Willie Thornton

Profile
- Position: Wide receiver

Personal information
- Born: February 15, 1986 (age 39) Belle Glade, Florida, U.S.
- Height: 5 ft 10 in (1.78 m)
- Weight: 180 lb (82 kg)

Career information
- College: Texas A&M-Commerce
- NFL draft: 2009: undrafted

Career history
- 2009: Edmonton Eskimos*
- 2010: Hamilton Tiger-Cats
- * Offseason and/or practice squad member only
- Stats at CFL.ca

= Willie Thornton (Canadian football) =

American gridiron football player (born 1986)

William Thornton (born February 15, 1986) is an American former professional football wide receiver. He played college football at Texas A&M-Commerce, and played for the Hamilton Tiger-Cats of the Canadian Football League (CFL) in 2010.

==College career==
Thornton played college football at Texas A&M-Commerce. On September 20, 2008, he caught seven passes for 266 yards in a 38-14 win against Eastern New Mexico. Thornton also had four touchdown catches in the game, including one for 98 yards on the opening play. As a result, he was named Lone Star Conference North player of the week. As a senior, Thornton caught 48 passes for 923 yards and 10 touchdowns.

==Professional career==
Thornton was a member of the Edmonton Eskimos during training camp in 2009.

Thornton signed with the Hamilton Tiger-Cats on May 26, 2010, but he was sustained torn thumb ligaments during a collision with another player in training camp.
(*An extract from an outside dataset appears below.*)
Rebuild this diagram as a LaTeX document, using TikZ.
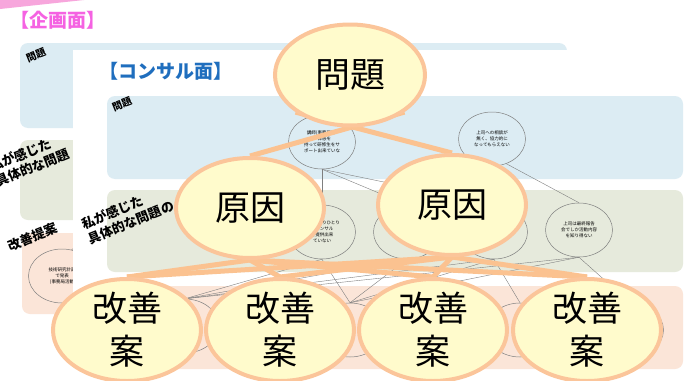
\documentclass[tikz,border=0pt]{standalone}
\usepackage{fontspec}
\newfontfamily\jp{Noto Sans CJK JP}
\usetikzlibrary{shapes.geometric}
\pgfdeclarelayer{bgl}
\pgfdeclarelayer{connl}
\pgfsetlayers{bgl,connl,main}
\definecolor{pinkt}{HTML}{F562E2}
\definecolor{pinkbar}{HTML}{F7A6DC}
\definecolor{bluet}{HTML}{1F6EBE}
\definecolor{bandb}{HTML}{DCECF3}
\definecolor{bandg}{HTML}{E6EADC}
\definecolor{bandp}{HTML}{FBE5D8}
\definecolor{ellfill}{HTML}{FFFBCC}
\definecolor{ellline}{HTML}{FBC59A}
\definecolor{conline}{HTML}{FBC290}
\definecolor{smline}{HTML}{7F7F7F}
\begin{document}
\begin{tikzpicture}[x=1pt,y=-1pt,
  bigell/.style={ellipse, draw=ellline, line width=4pt, fill=ellfill, inner sep=0pt,
    minimum width=148pt, minimum height=100pt, font=\jp\fontsize{35}{43}\selectfont},
  bigtxt/.style={font=\jp\fontsize{35}{43}\selectfont, align=center, inner sep=0pt},
  band/.style={rounded corners=8pt},
  tagsmall/.style={font=\jp\bfseries\fontsize{10}{11}\selectfont, rotate=22, inner sep=0pt, align=left},
  taglarge/.style={font=\jp\bfseries\fontsize{13}{16}\selectfont, rotate=22, inner sep=0pt, align=left},
  headtxt/.style={font=\jp\bfseries\fontsize{19}{21}\selectfont, inner sep=0pt},
  smell/.style={ellipse, draw=smline, line width=0.5pt, inner sep=0pt,
    minimum width=67pt, minimum height=54pt, font=\jp\fontsize{4.5}{6}\selectfont, align=center},
  grayline/.style={draw=smline, line width=0.4pt},
  orangeline/.style={draw=conline, line width=5pt},
]
\useasboundingbox (0,0) rectangle (685,380);

\begin{pgfonlayer}{bgl}
  \fill[white] (0,0) rectangle (685,380);
  % back slide
  \fill[pinkbar] (0,0) -- (84,0) -- (0,9) -- cycle;
  \node[headtxt, text=pinkt] (kikaku) at (58,20) {【企画面】};
  \fill[bandb, band] (20,43) rectangle (567,128);
  \fill[bandg, band] (20,140) rectangle (120,220);
  \fill[bandp, band] (22,233) rectangle (120,314);
  \node[tagsmall] (bq) at (36,55) {問題};
  \node[taglarge] (bp) at (30,160) {私が感じた\\具体的な問題};
  \node[taglarge] (bk) at (33,237) {改善提案};
  \node[smell] (be) at (62,276) {技術研究計画\\で発表\\(事務局活動};
  \coordinate (bfree) at (100,228);
  \draw[grayline] (be.70) -- (bfree);
  % front slide
  \fill[white] (73,50) rectangle (690,385);
  \node[headtxt, text=bluet] (consul) at (166,71) {【コンサル面】};
  \fill[bandb, band] (107,96) rectangle (683,179);
  \fill[bandg, band] (107,190) rectangle (683,272);
  \fill[bandp, band] (107,286) rectangle (683,369);
  \node[tagsmall] (fq) at (122,104) {問題};
  \node[taglarge] (fp) at (128,215) {私が感じた\\具体的な問題の};
  % small ellipses
  \node[smell] (b1) at (322,142) {講師(事務局)が\\一体感を\\持って研修生をサ\\ポート出来ていな};
  \node[smell] (b2) at (492,139) {上司への相談が\\無く、協力的に\\なってもらえない};
  \node[smell] (g1) at (322,232) {講師ひとりひとり\\にコンサル\\を提供出来\\ていない};
  \node[smell] (g2) at (407,232) {};
  \node[smell] (g3) at (494,232) {};
  \node[smell] (g4) at (579,230) {上司は最終報告\\会でしか活動内容\\を知り得ない};
  \node[smell] (p1) at (185,326) {};
  \node[smell] (p2) at (350,330) {};
  \node[smell] (p3) at (520,330) {};
  \node[smell] (p4) at (630,330) {};
  \draw[grayline] (b1.south) -- (g1.north);
  \draw[grayline] (b1.south) -- (g2.north);
  \draw[grayline] (b1.south) -- (g3.north);
  \draw[grayline] (b2.300) -- (g4.north);
  \draw[grayline] (g1.south) -- (p1.north);
  \draw[grayline] (g1.south) -- (p2.north);
  \draw[grayline] (g2.south) -- (p1.north);
  \draw[grayline] (g2.south) -- (p2.north);
  \draw[grayline] (g3.south) -- (p1.north);
  \draw[grayline] (g3.south) -- (p2.north);
  \draw[grayline] (g3.south) -- (p3.north);
  \draw[grayline] (g4.south) -- (p1.north);
  \draw[grayline] (g4.south) -- (p2.north);
  \draw[grayline] (g4.south) -- (p4.north);
\end{pgfonlayer}

% big nodes
\node[bigell, minimum width=150pt, minimum height=101pt] (mon) at (350,75) {問題};
\node[bigell] (gl) at (250,208) {原因};
\node[bigell] (gr) at (452,205) {原因};
\node[bigell, minimum height=102pt] (k1) at (127,330) {};
\node[bigell, minimum height=102pt] (k2) at (280,330) {};
\node[bigell, minimum height=102pt] (k3) at (433,330) {};
\node[bigell, minimum height=102pt] (k4) at (587,330) {};
\node[bigtxt] (k1t) at (k1) {改善\\案};
\node[bigtxt] (k2t) at (k2) {改善\\案};
\node[bigtxt] (k3t) at (k3) {改善\\案};
\node[bigtxt] (k4t) at (k4) {改善\\案};

\begin{pgfonlayer}{connl}
  \draw[orangeline] (gl.north) -- (mon.south east);
  \draw[orangeline] (gr.north) -- (mon.south west);
  \draw[orangeline] (gl.south) -- (k1.north);
  \draw[orangeline] (gl.south) -- (k2.north);
  \draw[orangeline] (gl.south) -- (k3.north);
  \draw[orangeline] (gl.south) -- (k4.north);
  \draw[orangeline] (gr.south) -- (k1.north);
  \draw[orangeline] (gr.south) -- (k2.north);
  \draw[orangeline] (gr.south) -- (k3.north);
  \draw[orangeline] (gr.south) -- (k4.north);
\end{pgfonlayer}
\end{tikzpicture}
\end{document}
He was released on June 8, 2010. He was signed to the team's practice roster on September 8, 2010, and released on September 29. He was re-signed to the practice roster on October 11. He was promoted to the active roster on November 4, and played in the team's November 6 game against the BC Lions. He was released by the Tiger-Cats in April 2011.